• TASK OBJECTIVE
For the listing that follows, give again exactly the lines from the one with "Reproduce this chart" to the one with "import * as", including both.

* Begin EXERCISE MATERIALS *

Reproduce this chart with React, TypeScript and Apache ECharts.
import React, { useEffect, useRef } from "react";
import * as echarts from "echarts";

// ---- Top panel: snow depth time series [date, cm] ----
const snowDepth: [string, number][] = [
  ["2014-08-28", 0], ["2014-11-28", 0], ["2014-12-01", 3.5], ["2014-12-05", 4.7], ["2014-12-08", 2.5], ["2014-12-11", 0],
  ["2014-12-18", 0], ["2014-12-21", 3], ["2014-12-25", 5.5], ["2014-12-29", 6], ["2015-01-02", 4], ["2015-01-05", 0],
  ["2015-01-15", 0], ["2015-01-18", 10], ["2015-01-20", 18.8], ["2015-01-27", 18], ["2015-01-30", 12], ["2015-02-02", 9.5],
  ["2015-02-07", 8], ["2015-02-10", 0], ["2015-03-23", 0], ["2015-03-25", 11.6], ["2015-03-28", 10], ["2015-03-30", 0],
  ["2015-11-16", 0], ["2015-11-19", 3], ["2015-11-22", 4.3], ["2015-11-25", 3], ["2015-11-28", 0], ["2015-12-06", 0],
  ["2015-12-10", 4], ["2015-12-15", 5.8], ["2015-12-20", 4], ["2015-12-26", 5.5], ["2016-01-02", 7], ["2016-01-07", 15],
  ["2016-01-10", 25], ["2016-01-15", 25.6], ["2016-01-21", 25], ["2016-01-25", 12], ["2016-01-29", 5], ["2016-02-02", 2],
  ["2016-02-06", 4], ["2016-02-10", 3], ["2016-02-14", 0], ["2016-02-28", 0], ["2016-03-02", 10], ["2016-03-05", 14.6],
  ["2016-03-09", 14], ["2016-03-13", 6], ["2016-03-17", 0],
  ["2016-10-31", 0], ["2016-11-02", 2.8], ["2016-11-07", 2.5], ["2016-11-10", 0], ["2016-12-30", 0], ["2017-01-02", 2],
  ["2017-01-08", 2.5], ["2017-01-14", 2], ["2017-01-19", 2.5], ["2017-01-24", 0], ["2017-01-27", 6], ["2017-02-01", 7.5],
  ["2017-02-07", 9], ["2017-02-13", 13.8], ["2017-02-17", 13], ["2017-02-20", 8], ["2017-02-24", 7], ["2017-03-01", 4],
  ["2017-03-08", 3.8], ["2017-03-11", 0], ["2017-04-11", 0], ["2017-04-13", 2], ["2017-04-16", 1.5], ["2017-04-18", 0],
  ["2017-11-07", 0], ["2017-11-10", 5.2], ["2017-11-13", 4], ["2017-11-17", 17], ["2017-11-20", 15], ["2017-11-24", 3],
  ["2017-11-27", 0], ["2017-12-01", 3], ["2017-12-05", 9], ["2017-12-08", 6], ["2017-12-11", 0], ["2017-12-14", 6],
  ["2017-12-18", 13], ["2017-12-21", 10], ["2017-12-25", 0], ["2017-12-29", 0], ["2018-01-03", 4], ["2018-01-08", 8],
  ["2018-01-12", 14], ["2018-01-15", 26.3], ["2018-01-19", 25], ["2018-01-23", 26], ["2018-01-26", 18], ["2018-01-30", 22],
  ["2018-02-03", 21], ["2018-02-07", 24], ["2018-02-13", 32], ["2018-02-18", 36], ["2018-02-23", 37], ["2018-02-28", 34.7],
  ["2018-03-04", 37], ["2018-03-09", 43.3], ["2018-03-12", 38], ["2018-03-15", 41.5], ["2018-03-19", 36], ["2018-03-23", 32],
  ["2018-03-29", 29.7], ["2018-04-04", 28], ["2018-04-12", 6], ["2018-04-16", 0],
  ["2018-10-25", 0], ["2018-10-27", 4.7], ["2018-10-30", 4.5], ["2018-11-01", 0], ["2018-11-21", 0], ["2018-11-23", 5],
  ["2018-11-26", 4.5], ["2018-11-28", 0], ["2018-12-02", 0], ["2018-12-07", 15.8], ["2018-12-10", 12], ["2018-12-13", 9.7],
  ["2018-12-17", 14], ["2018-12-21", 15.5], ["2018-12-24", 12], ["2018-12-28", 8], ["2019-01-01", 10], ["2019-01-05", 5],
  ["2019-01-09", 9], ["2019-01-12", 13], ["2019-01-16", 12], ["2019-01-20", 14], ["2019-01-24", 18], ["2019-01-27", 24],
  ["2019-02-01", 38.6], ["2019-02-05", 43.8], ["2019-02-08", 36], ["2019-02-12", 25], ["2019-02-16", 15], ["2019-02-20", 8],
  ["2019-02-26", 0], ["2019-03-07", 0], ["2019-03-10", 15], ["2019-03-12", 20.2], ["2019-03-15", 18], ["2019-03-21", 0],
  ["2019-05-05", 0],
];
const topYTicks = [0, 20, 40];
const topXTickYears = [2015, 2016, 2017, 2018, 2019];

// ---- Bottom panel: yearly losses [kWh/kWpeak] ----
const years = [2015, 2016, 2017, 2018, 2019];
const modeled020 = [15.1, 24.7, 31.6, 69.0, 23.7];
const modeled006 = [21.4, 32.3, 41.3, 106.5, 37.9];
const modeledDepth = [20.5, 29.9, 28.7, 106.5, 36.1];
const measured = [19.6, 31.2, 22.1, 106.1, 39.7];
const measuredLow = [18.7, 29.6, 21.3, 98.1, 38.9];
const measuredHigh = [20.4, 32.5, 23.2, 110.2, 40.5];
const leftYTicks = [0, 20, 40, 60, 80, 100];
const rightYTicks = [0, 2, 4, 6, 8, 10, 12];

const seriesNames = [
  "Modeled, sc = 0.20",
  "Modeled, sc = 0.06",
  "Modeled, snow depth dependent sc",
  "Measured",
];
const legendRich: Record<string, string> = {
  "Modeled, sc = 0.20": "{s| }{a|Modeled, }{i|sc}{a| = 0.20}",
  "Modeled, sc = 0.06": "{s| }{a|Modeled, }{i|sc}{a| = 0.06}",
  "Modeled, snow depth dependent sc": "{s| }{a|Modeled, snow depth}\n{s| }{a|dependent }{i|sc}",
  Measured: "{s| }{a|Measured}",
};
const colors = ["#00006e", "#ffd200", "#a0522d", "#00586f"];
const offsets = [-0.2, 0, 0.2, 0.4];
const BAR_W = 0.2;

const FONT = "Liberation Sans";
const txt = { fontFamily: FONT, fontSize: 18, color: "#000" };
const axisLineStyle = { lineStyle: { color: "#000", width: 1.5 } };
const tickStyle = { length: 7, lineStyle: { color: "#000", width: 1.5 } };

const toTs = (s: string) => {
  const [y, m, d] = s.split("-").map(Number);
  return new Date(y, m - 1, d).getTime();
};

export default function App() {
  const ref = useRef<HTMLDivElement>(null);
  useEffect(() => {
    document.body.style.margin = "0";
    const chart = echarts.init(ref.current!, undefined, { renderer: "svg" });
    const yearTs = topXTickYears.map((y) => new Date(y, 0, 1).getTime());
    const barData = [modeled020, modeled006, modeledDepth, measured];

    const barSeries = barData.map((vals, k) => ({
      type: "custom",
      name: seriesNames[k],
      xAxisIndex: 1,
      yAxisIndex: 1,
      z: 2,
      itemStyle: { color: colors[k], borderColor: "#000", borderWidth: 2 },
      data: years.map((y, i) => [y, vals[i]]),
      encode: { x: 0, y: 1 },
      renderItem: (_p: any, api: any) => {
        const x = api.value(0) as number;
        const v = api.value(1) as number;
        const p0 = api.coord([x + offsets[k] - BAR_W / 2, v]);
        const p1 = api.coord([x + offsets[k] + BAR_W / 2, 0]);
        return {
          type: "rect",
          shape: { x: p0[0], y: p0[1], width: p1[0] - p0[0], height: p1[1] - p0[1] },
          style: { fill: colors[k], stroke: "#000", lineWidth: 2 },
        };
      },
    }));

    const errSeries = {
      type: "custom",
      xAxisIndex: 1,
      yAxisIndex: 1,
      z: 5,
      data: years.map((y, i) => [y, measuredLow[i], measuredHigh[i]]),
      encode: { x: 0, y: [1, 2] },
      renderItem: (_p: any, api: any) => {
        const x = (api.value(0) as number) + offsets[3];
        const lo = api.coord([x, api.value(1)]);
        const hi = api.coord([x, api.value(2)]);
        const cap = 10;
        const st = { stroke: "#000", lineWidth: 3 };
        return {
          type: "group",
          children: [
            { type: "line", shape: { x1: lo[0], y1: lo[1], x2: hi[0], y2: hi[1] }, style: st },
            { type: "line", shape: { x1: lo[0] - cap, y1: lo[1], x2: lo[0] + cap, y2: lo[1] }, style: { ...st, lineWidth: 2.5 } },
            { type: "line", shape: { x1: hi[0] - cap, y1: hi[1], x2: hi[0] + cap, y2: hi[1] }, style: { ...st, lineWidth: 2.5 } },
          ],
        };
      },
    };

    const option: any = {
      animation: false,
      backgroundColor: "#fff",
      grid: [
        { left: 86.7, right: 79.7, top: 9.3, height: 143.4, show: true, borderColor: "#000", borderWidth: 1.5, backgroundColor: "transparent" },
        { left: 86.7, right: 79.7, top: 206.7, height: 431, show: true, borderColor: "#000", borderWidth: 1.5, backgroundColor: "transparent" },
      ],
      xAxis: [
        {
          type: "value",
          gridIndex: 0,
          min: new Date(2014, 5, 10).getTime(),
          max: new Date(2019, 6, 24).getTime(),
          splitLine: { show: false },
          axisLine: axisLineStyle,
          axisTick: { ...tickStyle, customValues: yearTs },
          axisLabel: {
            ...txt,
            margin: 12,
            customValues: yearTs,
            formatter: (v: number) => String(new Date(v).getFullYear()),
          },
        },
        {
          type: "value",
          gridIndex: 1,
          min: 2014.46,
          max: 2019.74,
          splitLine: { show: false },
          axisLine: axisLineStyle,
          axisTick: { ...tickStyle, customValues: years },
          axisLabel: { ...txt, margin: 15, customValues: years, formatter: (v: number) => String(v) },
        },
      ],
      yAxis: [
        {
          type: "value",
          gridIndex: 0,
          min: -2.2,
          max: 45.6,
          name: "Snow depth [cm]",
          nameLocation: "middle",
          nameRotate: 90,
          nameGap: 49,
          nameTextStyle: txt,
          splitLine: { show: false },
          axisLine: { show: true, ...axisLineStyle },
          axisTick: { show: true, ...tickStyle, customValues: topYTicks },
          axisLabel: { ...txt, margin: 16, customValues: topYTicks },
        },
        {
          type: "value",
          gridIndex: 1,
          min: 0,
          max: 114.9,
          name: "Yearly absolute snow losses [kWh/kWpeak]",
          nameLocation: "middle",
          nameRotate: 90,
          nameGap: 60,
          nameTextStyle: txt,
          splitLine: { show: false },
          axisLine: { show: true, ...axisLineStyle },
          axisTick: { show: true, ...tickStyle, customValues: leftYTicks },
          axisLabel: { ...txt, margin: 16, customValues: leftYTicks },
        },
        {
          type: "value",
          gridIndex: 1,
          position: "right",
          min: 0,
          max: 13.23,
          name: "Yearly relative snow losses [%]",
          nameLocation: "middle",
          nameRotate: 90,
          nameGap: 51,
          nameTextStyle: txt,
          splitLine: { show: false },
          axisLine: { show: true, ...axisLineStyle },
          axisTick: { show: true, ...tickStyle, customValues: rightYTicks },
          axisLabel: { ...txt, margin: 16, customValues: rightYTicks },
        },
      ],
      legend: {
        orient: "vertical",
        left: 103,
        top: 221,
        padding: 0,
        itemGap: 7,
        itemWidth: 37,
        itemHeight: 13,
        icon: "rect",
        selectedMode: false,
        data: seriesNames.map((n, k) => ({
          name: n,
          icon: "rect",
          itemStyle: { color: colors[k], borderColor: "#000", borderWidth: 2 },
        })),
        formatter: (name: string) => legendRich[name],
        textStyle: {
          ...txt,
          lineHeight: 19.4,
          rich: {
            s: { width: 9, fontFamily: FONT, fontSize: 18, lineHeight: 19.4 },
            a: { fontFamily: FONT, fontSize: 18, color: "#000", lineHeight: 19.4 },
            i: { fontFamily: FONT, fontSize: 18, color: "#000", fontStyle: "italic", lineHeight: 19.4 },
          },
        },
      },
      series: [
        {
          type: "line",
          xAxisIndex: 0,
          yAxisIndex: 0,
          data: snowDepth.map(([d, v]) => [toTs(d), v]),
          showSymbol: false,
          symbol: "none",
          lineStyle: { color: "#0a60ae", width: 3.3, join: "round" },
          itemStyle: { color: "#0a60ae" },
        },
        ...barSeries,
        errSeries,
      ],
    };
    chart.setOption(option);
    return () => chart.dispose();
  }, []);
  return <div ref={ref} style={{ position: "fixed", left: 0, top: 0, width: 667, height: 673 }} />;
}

* End EXERCISE MATERIALS *
* Begin EXERCISE MATERIALS *

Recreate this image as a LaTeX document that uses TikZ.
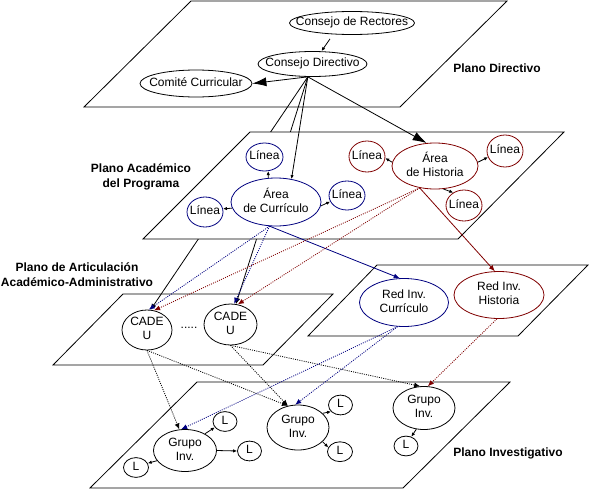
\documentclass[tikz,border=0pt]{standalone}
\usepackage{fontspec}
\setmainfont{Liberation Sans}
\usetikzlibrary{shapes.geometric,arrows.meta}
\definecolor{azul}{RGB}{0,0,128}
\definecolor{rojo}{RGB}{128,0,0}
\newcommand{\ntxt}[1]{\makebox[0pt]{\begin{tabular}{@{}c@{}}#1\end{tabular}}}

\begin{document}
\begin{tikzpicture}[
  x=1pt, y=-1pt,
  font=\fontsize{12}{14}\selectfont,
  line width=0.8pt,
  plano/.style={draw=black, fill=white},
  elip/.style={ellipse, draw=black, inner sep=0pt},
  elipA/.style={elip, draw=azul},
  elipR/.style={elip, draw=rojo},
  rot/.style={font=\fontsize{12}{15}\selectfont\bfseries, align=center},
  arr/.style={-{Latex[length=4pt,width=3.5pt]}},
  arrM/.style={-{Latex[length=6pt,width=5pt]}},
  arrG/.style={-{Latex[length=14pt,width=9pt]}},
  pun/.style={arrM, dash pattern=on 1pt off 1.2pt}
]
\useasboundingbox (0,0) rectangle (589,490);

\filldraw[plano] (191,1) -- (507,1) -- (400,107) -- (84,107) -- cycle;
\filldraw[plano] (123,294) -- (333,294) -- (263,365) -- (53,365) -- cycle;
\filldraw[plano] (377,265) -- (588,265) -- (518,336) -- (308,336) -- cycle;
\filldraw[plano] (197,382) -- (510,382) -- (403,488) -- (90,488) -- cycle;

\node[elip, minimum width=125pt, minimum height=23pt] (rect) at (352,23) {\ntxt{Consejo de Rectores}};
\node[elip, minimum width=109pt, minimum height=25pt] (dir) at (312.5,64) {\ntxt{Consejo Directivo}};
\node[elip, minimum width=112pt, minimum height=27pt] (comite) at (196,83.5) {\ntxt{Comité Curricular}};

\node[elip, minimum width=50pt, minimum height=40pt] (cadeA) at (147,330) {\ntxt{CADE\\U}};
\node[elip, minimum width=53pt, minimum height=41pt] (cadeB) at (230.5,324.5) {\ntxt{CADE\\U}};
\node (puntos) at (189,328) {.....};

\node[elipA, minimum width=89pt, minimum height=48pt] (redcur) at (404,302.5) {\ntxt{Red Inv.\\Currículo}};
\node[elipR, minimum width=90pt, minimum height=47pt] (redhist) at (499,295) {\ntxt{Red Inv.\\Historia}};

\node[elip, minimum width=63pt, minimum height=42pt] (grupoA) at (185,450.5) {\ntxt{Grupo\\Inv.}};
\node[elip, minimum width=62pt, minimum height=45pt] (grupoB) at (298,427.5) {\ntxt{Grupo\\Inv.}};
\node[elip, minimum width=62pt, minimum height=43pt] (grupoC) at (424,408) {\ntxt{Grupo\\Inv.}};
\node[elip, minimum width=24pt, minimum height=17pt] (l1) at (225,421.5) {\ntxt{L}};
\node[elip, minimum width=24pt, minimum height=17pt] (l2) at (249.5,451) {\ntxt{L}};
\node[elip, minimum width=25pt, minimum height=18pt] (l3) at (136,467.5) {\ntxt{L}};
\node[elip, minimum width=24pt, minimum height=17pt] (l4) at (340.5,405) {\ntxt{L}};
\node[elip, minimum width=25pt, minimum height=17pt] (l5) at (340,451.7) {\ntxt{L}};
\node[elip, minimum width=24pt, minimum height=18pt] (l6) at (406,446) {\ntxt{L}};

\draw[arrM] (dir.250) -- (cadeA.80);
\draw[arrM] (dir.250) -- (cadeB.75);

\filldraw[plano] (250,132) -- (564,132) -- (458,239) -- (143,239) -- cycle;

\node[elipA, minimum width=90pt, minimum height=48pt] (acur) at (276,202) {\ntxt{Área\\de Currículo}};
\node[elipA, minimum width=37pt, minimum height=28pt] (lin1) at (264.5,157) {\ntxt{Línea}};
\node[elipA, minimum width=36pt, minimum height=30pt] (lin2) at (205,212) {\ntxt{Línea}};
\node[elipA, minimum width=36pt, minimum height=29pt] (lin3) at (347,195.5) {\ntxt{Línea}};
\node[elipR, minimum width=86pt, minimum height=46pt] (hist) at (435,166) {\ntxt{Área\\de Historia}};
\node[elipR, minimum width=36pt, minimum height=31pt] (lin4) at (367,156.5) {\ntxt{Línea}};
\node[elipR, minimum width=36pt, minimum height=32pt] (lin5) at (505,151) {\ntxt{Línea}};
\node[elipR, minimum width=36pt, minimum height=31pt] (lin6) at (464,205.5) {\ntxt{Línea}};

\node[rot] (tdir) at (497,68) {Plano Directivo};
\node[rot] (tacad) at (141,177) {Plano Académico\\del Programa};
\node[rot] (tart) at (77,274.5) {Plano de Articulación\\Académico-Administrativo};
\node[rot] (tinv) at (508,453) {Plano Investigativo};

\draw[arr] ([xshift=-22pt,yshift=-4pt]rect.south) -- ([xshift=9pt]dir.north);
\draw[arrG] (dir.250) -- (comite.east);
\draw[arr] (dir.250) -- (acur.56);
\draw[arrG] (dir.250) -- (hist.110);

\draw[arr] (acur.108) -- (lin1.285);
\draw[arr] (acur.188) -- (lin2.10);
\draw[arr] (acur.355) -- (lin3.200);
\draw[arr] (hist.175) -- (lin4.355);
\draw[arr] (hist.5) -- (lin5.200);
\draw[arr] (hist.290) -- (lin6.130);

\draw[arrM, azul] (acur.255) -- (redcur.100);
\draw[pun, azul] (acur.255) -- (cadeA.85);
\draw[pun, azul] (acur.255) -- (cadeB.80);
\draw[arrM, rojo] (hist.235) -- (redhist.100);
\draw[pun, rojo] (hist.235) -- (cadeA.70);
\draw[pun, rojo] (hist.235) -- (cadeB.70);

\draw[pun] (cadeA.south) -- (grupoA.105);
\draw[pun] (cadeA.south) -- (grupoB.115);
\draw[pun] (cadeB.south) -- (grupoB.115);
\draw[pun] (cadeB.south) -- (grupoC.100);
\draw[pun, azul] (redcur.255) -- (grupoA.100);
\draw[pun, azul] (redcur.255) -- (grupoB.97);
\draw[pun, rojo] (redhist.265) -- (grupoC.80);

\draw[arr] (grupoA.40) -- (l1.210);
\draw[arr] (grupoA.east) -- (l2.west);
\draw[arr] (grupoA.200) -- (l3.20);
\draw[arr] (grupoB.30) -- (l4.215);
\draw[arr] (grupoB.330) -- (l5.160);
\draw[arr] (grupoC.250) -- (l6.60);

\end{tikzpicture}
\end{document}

* End EXERCISE MATERIALS *

• FINISHED ANSWER
Reproduce this chart with React, TypeScript and Apache ECharts.
import React, { useEffect, useRef } from "react";
import * as echarts from "echarts";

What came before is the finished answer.